Model placement and cost vs latency

Heavy models in the cloud are powerful but costly. Hybrid architectures—local lightweight models for high-frequency decisions and cloud models for heavy lifts—balance cost and responsiveness. Prioritize batching, caching, and using smaller models for routing and filtering to reduce cloud calls.

State consistency and eventual consistency

Eventual consistency simplifies scale but complicates correctness. For billing, legal notices, or financial reconciliations, enforce synchronous transactions or strong consistency. For content drafts or internal notes, eventual consistency is acceptable and cheaper.

Reliability and failure recovery patterns

Plan for failures as a primary mode of operation. Key patterns:

  • Idempotent actions: design connectors and agents so retries are safe.
  • Checkpointing: persist intermediate workflow state so long-running tasks can resume after interruption.
  • Semantic retries: implement backoff strategies that are aware of the operation type (don’t spam customer emails on retry).
  • Human-in-the-loop gates: escalate to the operator on ambiguous outcomes or policy violations.

Operationalizing for a single operator

For an individual running a solopreneur ai engine, simplicity and replayability are critical. Here’s a lean implementation playbook:

  • Map the core repeatable operations that consume most time—client onboarding, recurring content, invoicing—and prioritize automating those.
  • Define agent contracts with explicit inputs, outputs, and side effects. Start with a handful of worker agents and one coordinator agent.
  • Choose a memory model: use a small vector store for semantic recall and a structured database for authoritative records. Make retrieval and update interfaces explicit.
  • Build minimal connectors first—email send, calendar write, CRM update—with health checks and low-risk sandbox mode.
  • Instrument semantic logs and add a simple dashboard showing task queues, errors, and cost burn so you can make trade-offs daily.
  • Design human gates for critical actions; automate non-critical tasks fully but allow easy manual override.
  • Iterate in fortnightly cycles: add an agent, measure its impact on time saved and error rate, then refactor or retire it.

Why this is a structural shift

Most AI productivity tools aim for local wins—faster email replies, cheaper content generation—without changing how work is organized. An autonomous ai system changes the organizational layer: agents become long-lived team members with institutional memory. For a one-person company, that compounds capability because workflows get better with each cycle of execution, monitoring, and refinement. That compounding is where structural productivity appears.

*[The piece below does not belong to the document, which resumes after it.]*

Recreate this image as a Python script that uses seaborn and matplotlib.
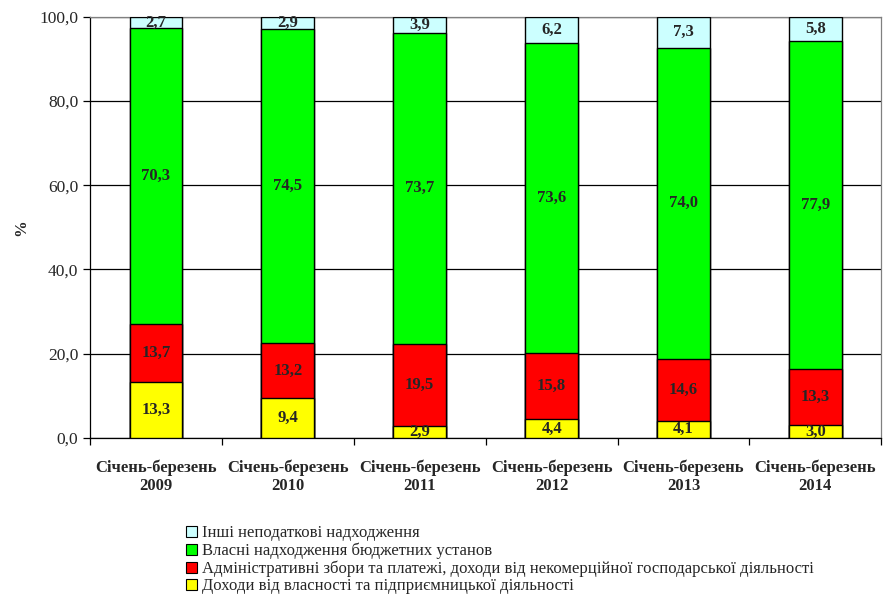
import pandas as pd
import matplotlib.pyplot as plt
import seaborn as sns
from matplotlib.patches import Patch
from matplotlib.ticker import FixedLocator, FuncFormatter

periods = ['Січень-березень\n2009', 'Січень-березень\n2010', 'Січень-березень\n2011',
           'Січень-березень\n2012', 'Січень-березень\n2013', 'Січень-березень\n2014']

# bottom to top
property_income = [13.3, 9.4, 2.9, 4.4, 4.1, 3.0]
admin_fees = [13.7, 13.2, 19.5, 15.8, 14.6, 13.3]
own_revenue = [70.3, 74.5, 73.7, 73.6, 74.0, 77.9]
other_income = [2.7, 2.9, 3.9, 6.2, 7.3, 5.8]

series_names = [
    'Доходи від власності та підприємницької діяльності',
    'Адміністративні збори та платежі, доходи від некомерційної господарської діяльності',
    'Власні надходження бюджетних установ',
    'Інші неподаткові надходження',
]
series_colors = ['#FFFF00', '#FF0000', '#00FF00', '#CCFFFF']

sns.set_style('white')
plt.rcParams['font.family'] = ['Liberation Serif', 'DejaVu Serif']

df = pd.DataFrame({
    'period': periods,
    series_names[0]: property_income,
    series_names[1]: admin_fees,
    series_names[2]: own_revenue,
    series_names[3]: other_income,
})

fig = plt.figure(figsize=(8.83, 5.99), dpi=100)
ax = fig.add_axes([0.102, 0.269, 0.896, 0.703])

# cumulative tops, drawn from the tallest layer down so lower layers overlay
cum = df[series_names].cumsum(axis=1)
for name, color in zip(reversed(series_names), reversed(series_colors)):
    sns.barplot(x=df['period'], y=cum[name], color=color, width=0.4,
                edgecolor='black', linewidth=1, saturation=1, ax=ax, zorder=3)

# value labels at segment centres
for name in series_names:
    tops = cum[name]
    vals = df[name]
    for i, (t, v) in enumerate(zip(tops, vals)):
        ax.text(i, t - v / 2, f'{v:.1f}'.replace('.', ','), ha='center', va='center',
                fontsize=12, fontweight='bold', zorder=5)

ax.set_xlim(-0.5, 5.5)
ax.set_ylim(0, 100)
ax.yaxis.set_major_locator(FixedLocator([0, 20, 40, 60, 80, 100]))
ax.yaxis.set_major_formatter(FuncFormatter(lambda v, p: f'{v:.1f}'.replace('.', ',')))
ax.yaxis.grid(True, color='black', linewidth=0.9, zorder=0)
ax.set_axisbelow(True)
ax.tick_params(axis='y', left=True, length=5, width=0.9, labelsize=12.5, color='black')
ax.tick_params(axis='x', bottom=False, labelsize=12, pad=12)
for lbl in ax.get_xticklabels():
    lbl.set_fontweight('bold')
    lbl.set_linespacing(1.2)
ax.xaxis.set_minor_locator(FixedLocator([-0.5, 0.5, 1.5, 2.5, 3.5, 4.5, 5.5]))
ax.tick_params(axis='x', which='minor', bottom=True, length=5, width=0.9, color='black')
ax.set_xlabel('')
ax.set_ylabel('%', fontsize=12, fontweight='bold', labelpad=7)

ax.spines['left'].set_color('black')
ax.spines['bottom'].set_color('black')
ax.spines['top'].set_color('#808080')
ax.spines['right'].set_color('#808080')
for s in ax.spines.values():
    s.set_linewidth(0.9)

handles = [Patch(facecolor=c, edgecolor='black', linewidth=0.8, label=n)
           for n, c in zip(reversed(series_names), reversed(series_colors))]
fig.legend(handles=handles, loc='upper left', bbox_to_anchor=(0.211, 0.123),
           frameon=False, fontsize=12, handlelength=0.65, handleheight=0.65,
           handletextpad=0.3, labelspacing=0.08, borderaxespad=0, borderpad=0)

fig.savefig('out.png', dpi=100)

But compounding can also compound debt. Poorly defined agent responsibilities, opaque memory, and fragile connectors create operational liabilities. Treat governance and observability as core product features, not add-ons.

Common anti-patterns to avoid

  • Building monolithic agents that do everything. They become untestable and expensive.
  • Relying only on “clever” prompts. Prompts are brittle unless paired with robust state and rules.
  • Ignoring cost telemetry. Autonomous systems can surprise you with high per-action costs if you don’t monitor model usage and retries.
  • Skipping explicit testing for connectors. The moment an API changes, brittle automations break in ways that require manual intervention.

What this means for operators

For solopreneurs the decision isn’t between manual work and full automation. It’s about choosing an operating model that gives them leverage while remaining maintainable. A resilient autonomous ai system—implemented as an AIOS—lets a single operator create repeatable processes, capture institutional memory, and trade time for durable capability.

Concretely: start with a narrow set of high-value workflows, centralize state and orchestration for simplicity, and instrument every action. Treat agents like employees with job descriptions, not magic black boxes. Over time you’ll shift from ephemeral efficiency to structural productivity: fewer ad-hoc fixes, predictable outcomes, and more time to focus on strategy.

If you’re evaluating options, ask whether the candidate architecture supports long-term memory, explicit connectors with versioned contracts, observability that surfaces semantic failures, and a clean human-in-the-loop story. Those are the properties that make a system operable by one person and able to compound capability instead of debt.

Practical Takeaways

  • Design agents with clear contracts and idempotent effects.
  • Separate short-term context from long-term memory and store provenance.
  • Start centralized for manageability; distribute only when necessary.
  • Prioritize simple, versioned connectors and robust observability.
  • Iterate in short cycles and treat governance as a first-class requirement.

An autonomous ai system is not a product you buy once. It’s an operating model you evolve. For one-person companies, that evolution is the difference between a pile of isolated automations and a compounding solopreneur ai engine that reliably executes on your intent.